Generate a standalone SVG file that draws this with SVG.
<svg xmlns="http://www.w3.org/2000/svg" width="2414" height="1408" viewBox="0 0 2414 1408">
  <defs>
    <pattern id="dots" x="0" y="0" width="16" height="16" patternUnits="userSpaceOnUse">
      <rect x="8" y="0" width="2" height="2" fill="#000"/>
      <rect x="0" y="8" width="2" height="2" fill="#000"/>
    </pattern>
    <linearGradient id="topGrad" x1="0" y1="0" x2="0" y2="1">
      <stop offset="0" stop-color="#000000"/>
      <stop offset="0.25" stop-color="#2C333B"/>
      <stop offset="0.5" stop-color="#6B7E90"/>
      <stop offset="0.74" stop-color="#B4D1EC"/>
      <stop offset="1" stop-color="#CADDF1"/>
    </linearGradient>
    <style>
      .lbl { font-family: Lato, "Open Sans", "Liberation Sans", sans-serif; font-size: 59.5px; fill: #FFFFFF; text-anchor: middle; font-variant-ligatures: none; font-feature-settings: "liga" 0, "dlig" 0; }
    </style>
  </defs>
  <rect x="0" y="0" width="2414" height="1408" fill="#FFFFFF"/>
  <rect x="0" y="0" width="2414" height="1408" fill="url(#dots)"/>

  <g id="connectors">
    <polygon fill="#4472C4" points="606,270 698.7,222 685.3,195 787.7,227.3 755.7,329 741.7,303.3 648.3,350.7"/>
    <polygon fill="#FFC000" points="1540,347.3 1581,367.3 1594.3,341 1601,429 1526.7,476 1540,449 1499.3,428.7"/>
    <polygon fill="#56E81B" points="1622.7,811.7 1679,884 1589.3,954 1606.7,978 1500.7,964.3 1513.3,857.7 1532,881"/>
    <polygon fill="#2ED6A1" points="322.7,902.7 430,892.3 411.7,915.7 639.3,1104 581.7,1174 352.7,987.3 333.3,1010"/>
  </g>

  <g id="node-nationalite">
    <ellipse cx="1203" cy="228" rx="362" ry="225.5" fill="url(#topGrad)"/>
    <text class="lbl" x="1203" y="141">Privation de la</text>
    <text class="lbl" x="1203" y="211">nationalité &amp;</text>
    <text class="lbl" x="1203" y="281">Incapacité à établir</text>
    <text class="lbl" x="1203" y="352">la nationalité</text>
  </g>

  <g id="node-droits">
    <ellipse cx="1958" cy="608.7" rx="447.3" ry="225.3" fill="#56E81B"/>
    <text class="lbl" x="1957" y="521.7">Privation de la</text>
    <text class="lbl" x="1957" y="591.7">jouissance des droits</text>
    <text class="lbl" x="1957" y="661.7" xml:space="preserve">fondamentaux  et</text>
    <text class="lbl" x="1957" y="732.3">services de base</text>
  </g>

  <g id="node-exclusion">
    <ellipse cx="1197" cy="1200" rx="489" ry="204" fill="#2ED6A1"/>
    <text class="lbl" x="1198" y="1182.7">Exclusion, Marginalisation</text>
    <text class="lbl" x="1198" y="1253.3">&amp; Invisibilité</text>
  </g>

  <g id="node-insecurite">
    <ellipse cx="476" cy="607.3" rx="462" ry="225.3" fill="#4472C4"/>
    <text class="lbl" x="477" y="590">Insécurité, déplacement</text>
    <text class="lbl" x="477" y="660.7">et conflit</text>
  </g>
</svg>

**WRITTEN INSTRUCTION:**
Your task is to repeat the data exactly, with nothing left out.

**CORRECT OUTPUT:**
Generate a standalone SVG file that draws this with SVG.
<svg xmlns="http://www.w3.org/2000/svg" width="2414" height="1408" viewBox="0 0 2414 1408">
  <defs>
    <pattern id="dots" x="0" y="0" width="16" height="16" patternUnits="userSpaceOnUse">
      <rect x="8" y="0" width="2" height="2" fill="#000"/>
      <rect x="0" y="8" width="2" height="2" fill="#000"/>
    </pattern>
    <linearGradient id="topGrad" x1="0" y1="0" x2="0" y2="1">
      <stop offset="0" stop-color="#000000"/>
      <stop offset="0.25" stop-color="#2C333B"/>
      <stop offset="0.5" stop-color="#6B7E90"/>
      <stop offset="0.74" stop-color="#B4D1EC"/>
      <stop offset="1" stop-color="#CADDF1"/>
    </linearGradient>
    <style>
      .lbl { font-family: Lato, "Open Sans", "Liberation Sans", sans-serif; font-size: 59.5px; fill: #FFFFFF; text-anchor: middle; font-variant-ligatures: none; font-feature-settings: "liga" 0, "dlig" 0; }
    </style>
  </defs>
  <rect x="0" y="0" width="2414" height="1408" fill="#FFFFFF"/>
  <rect x="0" y="0" width="2414" height="1408" fill="url(#dots)"/>

  <g id="connectors">
    <polygon fill="#4472C4" points="606,270 698.7,222 685.3,195 787.7,227.3 755.7,329 741.7,303.3 648.3,350.7"/>
    <polygon fill="#FFC000" points="1540,347.3 1581,367.3 1594.3,341 1601,429 1526.7,476 1540,449 1499.3,428.7"/>
    <polygon fill="#56E81B" points="1622.7,811.7 1679,884 1589.3,954 1606.7,978 1500.7,964.3 1513.3,857.7 1532,881"/>
    <polygon fill="#2ED6A1" points="322.7,902.7 430,892.3 411.7,915.7 639.3,1104 581.7,1174 352.7,987.3 333.3,1010"/>
  </g>

  <g id="node-nationalite">
    <ellipse cx="1203" cy="228" rx="362" ry="225.5" fill="url(#topGrad)"/>
    <text class="lbl" x="1203" y="141">Privation de la</text>
    <text class="lbl" x="1203" y="211">nationalité &amp;</text>
    <text class="lbl" x="1203" y="281">Incapacité à établir</text>
    <text class="lbl" x="1203" y="352">la nationalité</text>
  </g>

  <g id="node-droits">
    <ellipse cx="1958" cy="608.7" rx="447.3" ry="225.3" fill="#56E81B"/>
    <text class="lbl" x="1957" y="521.7">Privation de la</text>
    <text class="lbl" x="1957" y="591.7">jouissance des droits</text>
    <text class="lbl" x="1957" y="661.7" xml:space="preserve">fondamentaux  et</text>
    <text class="lbl" x="1957" y="732.3">services de base</text>
  </g>

  <g id="node-exclusion">
    <ellipse cx="1197" cy="1200" rx="489" ry="204" fill="#2ED6A1"/>
    <text class="lbl" x="1198" y="1182.7">Exclusion, Marginalisation</text>
    <text class="lbl" x="1198" y="1253.3">&amp; Invisibilité</text>
  </g>

  <g id="node-insecurite">
    <ellipse cx="476" cy="607.3" rx="462" ry="225.3" fill="#4472C4"/>
    <text class="lbl" x="477" y="590">Insécurité, déplacement</text>
    <text class="lbl" x="477" y="660.7">et conflit</text>
  </g>
</svg>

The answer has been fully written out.